Scientists today are under more scrutiny than ever. When their research ends up at the center of a contentious public policy debate, scientists receive many legitimate requests for more information, but they are also sometimes attacked by individuals who do not like the research results. These attacks can take multiple forms—emails, newspaper op-eds, blogs, open-records requests, even subpoenas—but the goals are the same: to discredit the research by discrediting the researcher.
Fortunately, there are steps scientists can take to protect their reputations and the integrity of their research while contributing their expertise to the critical issues of the day.

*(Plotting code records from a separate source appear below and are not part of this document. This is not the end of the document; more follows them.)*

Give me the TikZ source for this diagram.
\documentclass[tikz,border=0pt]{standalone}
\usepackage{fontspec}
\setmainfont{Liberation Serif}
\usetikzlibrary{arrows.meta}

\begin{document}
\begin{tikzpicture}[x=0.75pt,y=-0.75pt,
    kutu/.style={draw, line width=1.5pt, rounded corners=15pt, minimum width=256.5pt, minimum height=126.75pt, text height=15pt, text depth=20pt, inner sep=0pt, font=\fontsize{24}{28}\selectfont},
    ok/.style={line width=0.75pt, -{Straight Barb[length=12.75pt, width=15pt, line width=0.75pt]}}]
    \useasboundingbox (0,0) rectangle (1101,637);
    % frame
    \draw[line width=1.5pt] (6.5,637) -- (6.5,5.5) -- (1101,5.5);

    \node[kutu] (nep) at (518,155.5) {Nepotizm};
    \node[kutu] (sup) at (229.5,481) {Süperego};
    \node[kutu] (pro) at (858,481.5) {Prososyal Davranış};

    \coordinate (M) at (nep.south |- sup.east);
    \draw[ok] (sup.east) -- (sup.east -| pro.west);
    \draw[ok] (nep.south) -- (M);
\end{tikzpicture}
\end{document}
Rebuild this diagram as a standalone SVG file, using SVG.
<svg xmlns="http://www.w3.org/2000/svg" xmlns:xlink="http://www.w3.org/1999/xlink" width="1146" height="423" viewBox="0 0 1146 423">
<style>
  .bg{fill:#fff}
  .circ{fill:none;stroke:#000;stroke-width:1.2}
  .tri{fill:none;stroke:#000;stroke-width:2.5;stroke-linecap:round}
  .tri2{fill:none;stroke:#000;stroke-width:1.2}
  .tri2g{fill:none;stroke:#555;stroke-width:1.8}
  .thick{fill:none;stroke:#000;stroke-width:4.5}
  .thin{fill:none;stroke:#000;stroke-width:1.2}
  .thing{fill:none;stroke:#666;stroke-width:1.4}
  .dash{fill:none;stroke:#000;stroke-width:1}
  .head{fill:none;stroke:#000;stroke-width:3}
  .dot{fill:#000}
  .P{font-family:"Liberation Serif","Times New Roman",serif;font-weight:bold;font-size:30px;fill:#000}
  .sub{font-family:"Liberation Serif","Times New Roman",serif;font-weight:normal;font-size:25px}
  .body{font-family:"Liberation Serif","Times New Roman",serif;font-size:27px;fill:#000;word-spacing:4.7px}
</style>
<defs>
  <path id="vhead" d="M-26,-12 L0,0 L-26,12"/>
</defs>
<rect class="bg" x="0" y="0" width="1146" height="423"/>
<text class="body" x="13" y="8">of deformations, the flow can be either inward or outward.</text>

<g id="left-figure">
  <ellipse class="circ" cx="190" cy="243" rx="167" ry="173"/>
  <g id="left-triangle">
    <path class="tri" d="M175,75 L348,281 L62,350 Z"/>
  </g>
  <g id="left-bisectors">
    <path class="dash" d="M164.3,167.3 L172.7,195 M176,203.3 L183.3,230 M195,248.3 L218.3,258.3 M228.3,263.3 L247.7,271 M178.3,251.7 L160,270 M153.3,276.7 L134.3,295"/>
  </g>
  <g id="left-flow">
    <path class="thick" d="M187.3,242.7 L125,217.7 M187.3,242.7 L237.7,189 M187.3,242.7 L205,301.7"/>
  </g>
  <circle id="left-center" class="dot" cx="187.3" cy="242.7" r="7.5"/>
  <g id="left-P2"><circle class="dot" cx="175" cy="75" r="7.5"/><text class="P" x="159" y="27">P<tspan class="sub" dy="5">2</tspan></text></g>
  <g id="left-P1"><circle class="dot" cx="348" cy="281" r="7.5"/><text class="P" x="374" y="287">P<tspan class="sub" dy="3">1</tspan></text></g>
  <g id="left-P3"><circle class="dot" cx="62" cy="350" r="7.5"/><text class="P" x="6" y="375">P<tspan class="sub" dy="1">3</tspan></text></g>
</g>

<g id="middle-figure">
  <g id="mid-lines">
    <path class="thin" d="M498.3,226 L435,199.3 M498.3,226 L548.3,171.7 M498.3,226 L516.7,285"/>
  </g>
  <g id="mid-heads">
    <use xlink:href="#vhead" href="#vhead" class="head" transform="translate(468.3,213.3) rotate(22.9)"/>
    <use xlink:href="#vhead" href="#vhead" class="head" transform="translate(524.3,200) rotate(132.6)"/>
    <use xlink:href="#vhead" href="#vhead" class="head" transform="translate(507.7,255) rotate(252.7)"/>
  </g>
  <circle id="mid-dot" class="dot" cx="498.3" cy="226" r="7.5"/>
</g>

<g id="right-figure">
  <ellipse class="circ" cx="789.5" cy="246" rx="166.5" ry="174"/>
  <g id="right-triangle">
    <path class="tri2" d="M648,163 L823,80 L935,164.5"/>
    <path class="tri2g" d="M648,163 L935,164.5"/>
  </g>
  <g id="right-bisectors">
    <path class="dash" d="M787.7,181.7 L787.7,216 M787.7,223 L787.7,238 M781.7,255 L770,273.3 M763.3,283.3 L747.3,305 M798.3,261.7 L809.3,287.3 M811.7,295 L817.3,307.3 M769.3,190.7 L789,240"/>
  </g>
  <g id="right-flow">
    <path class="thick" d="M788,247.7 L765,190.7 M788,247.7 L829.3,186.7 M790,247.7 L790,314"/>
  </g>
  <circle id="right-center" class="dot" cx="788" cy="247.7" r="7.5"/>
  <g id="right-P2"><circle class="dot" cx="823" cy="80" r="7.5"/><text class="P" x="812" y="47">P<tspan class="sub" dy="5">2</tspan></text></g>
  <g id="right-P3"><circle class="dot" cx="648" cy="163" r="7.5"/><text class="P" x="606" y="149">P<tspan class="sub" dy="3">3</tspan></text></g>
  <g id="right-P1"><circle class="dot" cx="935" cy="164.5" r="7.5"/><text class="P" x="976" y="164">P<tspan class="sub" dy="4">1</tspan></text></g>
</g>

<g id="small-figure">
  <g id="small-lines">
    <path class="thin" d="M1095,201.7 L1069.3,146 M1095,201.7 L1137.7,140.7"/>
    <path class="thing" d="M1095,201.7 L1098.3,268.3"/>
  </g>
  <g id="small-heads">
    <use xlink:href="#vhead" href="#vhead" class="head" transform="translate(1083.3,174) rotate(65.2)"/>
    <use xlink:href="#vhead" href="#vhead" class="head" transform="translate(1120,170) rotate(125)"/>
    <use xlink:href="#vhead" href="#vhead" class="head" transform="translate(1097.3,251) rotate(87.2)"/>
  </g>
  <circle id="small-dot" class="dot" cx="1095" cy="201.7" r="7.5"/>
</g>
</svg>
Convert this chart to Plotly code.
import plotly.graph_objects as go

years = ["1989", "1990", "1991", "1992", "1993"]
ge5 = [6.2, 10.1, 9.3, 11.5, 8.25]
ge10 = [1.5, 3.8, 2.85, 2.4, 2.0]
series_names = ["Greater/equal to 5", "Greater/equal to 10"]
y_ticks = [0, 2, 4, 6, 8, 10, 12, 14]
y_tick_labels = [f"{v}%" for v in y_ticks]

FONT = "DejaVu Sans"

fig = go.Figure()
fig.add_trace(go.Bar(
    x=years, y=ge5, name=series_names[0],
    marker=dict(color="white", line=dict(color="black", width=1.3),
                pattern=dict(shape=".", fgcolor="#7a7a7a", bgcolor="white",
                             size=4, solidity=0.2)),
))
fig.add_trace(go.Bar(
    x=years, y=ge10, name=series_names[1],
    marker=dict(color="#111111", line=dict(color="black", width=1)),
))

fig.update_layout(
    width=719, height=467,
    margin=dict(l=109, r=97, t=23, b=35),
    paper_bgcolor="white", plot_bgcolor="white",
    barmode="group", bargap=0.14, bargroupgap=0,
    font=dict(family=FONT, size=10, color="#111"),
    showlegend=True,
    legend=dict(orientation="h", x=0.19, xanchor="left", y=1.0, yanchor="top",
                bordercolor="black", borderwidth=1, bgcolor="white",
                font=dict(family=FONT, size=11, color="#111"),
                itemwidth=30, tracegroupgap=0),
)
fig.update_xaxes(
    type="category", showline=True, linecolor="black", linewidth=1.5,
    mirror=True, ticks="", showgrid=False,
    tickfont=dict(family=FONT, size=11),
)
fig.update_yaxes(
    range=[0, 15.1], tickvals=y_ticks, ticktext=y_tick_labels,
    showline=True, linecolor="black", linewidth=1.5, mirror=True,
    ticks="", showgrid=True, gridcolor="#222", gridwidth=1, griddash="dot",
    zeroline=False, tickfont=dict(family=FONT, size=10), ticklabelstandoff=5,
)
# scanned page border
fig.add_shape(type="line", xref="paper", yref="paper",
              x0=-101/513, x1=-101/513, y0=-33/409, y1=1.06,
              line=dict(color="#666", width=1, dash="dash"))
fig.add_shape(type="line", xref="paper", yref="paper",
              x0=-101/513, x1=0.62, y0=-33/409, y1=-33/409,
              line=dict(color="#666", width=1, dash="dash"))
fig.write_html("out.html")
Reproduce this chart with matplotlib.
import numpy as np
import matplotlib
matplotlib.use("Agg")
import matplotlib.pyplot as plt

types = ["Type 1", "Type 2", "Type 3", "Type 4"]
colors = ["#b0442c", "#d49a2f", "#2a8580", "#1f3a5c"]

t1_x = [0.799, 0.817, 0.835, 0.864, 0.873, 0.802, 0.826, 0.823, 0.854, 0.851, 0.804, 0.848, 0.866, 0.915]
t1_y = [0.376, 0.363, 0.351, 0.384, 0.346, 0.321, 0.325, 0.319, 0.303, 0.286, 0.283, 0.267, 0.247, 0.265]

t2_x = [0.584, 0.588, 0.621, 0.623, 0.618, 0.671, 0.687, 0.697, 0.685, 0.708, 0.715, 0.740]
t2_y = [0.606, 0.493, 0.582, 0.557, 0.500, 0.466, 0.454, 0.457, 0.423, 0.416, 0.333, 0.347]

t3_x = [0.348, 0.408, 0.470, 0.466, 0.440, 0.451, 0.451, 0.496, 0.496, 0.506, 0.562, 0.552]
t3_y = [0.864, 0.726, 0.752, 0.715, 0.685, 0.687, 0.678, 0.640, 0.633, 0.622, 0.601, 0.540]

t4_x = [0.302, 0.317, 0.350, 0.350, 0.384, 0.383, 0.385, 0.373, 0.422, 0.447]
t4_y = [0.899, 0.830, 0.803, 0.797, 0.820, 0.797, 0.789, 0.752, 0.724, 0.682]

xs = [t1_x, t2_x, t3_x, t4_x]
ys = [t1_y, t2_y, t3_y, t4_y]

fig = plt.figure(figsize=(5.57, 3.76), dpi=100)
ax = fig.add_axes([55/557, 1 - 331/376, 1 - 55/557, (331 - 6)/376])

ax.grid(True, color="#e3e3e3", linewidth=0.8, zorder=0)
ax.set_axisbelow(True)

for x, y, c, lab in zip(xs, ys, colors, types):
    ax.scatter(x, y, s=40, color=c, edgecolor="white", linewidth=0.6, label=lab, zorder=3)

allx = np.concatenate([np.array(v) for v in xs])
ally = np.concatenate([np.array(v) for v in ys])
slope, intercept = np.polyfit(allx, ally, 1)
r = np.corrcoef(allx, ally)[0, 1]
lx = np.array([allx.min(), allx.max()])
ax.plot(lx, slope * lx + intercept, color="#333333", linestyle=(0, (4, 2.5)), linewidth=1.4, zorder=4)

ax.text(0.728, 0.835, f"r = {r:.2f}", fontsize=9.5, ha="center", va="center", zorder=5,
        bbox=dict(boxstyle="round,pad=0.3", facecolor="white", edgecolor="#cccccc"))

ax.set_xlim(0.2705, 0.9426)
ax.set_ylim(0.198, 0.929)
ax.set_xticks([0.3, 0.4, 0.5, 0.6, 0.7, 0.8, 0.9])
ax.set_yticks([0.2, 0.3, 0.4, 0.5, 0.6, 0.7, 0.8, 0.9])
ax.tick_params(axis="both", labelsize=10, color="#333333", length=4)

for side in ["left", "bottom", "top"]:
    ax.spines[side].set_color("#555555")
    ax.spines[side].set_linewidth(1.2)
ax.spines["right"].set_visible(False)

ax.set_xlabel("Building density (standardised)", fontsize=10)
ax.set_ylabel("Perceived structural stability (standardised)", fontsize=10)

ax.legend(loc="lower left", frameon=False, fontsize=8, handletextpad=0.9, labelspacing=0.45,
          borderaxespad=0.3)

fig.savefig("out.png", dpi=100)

The 2012 UCS guide, Science in an Age of Scrutiny: How Scientists Can Respond to Criticism and Personal Attacks, was created to help scientists who find themselves in the spotlight make smart decisions about how to respond.
The guide offers checklists of steps scientists should take (and avoid) when confronted with several different kinds of scrutiny:
Harassing Correspondence, including emails or letters that harass scientists by attacking their research, wasting their time with endless questions, or making threats.
Hostile Bloggers whose posts misrepresent research, accuse the scientist of misconduct, or reveal personal contact information that readers can use to harass the scientist.
Demands for Private Information such as correspondence with peers about research. Such demands may come from individuals, organizations, companies, or government agencies.
Attacks through Mainstream Sources such as news media outlets or public officials.
Some recurring pieces of advice from the checklists:
- Respond calmly and constructively to valid criticism and inquiries about your work and field of research—but avoid getting pulled into debates with people who only seek to waste your time.
- When you do respond, do so through mainstream sources or on more neutral territory, such as your own blog.
- Use the resources available to you, such as non-profit legal counsel or your organization's public relations office, to help you determine the best strategy for responding.
- Remember that your work emails may become public in certain situations, and keep them accordingly professional.
- Keep records of harassing messages, and contact authorities if they become threatening.
Given the ideological divides on many science-based policy challenges, as well as the integral role of science in the policy-making process, we can expect attacks on scientists to continue—so it's important to be prepared for them.